On July 6, 2021, a federal court upheld the City of Seattle’s Fair Chance Housing Ordinance. See Yim v. City of Seattle, 2021 WL 2805377 (W.D. Wash. July 6, 2021). The ordinance prohibits housing providers from taking an adverse action against a prospective occupant, tenant, or household member based on any arrest record, conviction record, or criminal history. Seattle Municipal Code § 14.09, et seq. The ordinance also prohibits housing providers from inquiring about or requiring disclosure of any such records or histories.
The City of Seattle passed the ordinance in 2017, recognizing that “racial inequities in the criminal justice system are compounded by racial bias in the rental applicant selection process.” Seattle City Council, Legislative Summary, Ord. No. 125393 (Aug. 23, 2017).
Prior to passing the ordinance, in 2014, Seattle’s Office for Civil Rights conducted fair housing testing to measure any differences in treatment based on race or disability related to information about criminal background histories. The testing found that African American and Latino testers were told they would have to complete a criminal background screening more frequently than similarly situated white testers.
Based on the City’s testing and other evidence, the court found that, “the City could reasonably conclude from this evidence that some landlords were using criminal history as a pretext for racial discrimination and that prohibiting landlords from considering criminal history would reduce racial discrimination.” Yim v. City of Seattle, 2021 WL 2805377, at *10.

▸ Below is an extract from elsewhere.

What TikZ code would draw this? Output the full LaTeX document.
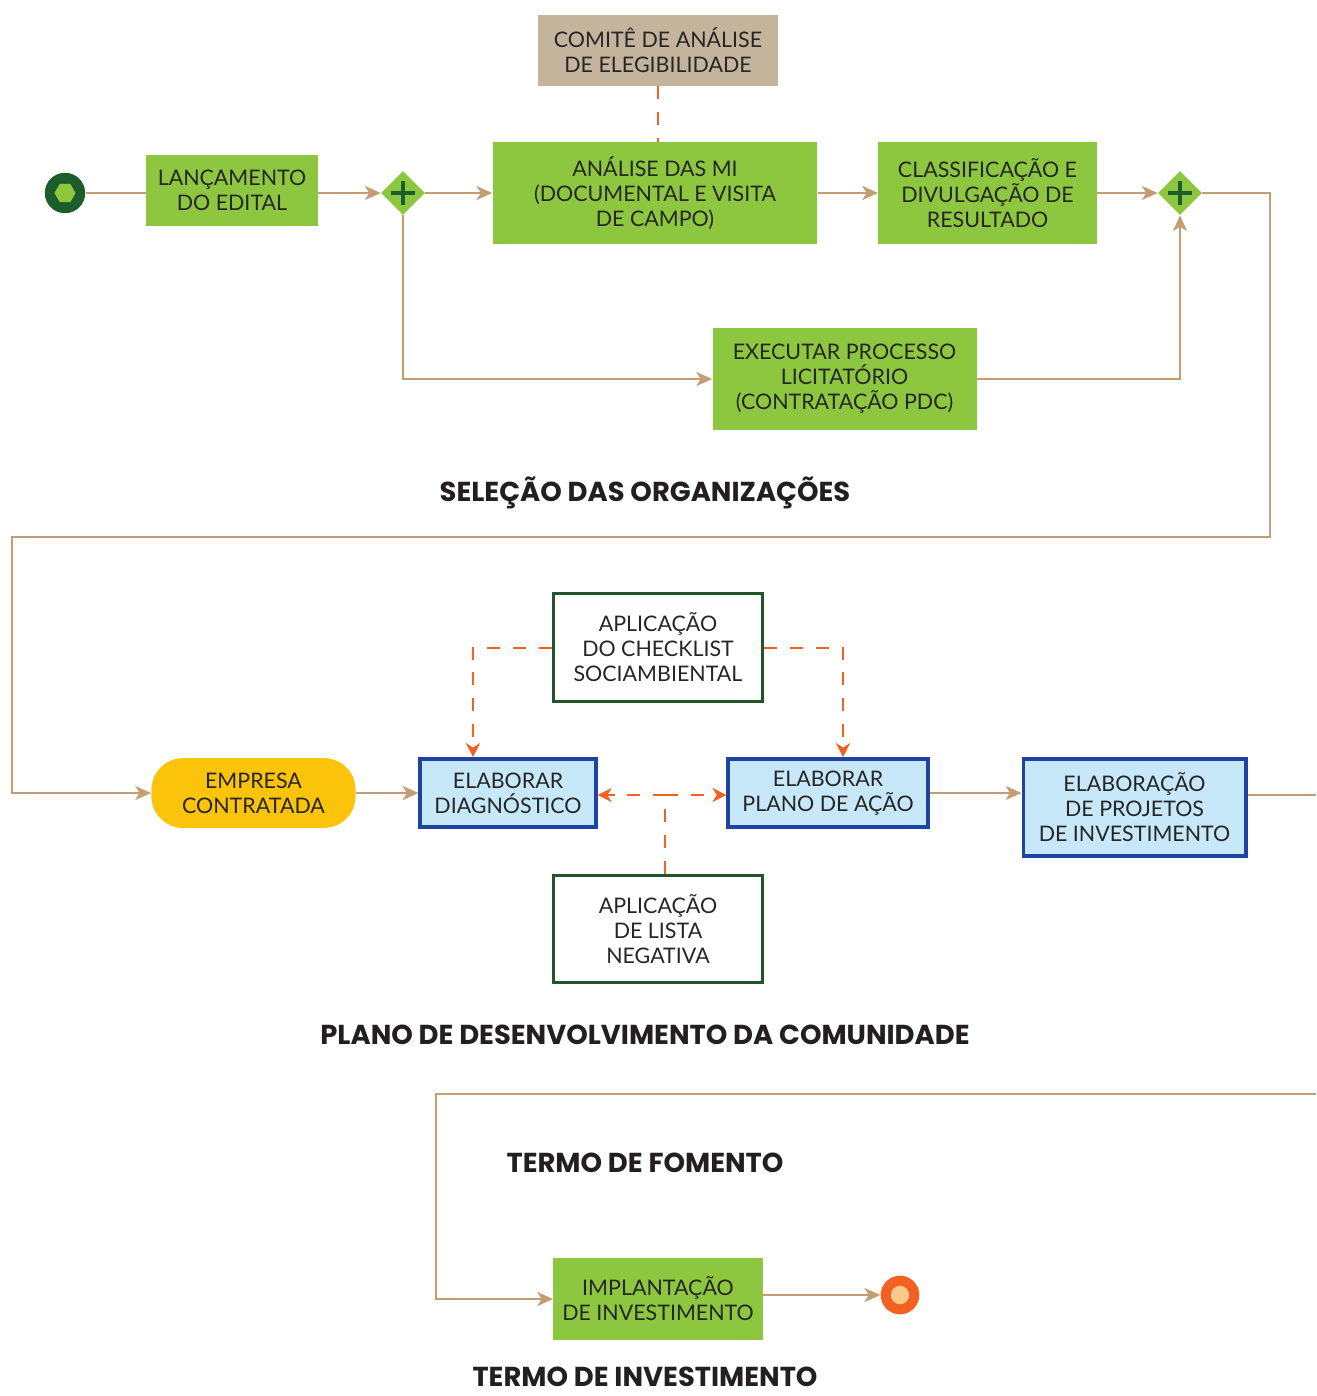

Shortly after the City passed the ordinance, three landlords and the Rental Housing Association, a trade group representing over 5,300 landlords, challenged the ordinance in federal court. The Court in Yim vs. City of Seattle on July 6, 2021, denied the landlords’ motion for summary judgment and granted the City’s motion for summary judgment. The landlords have appealed the court’s July 6 decision.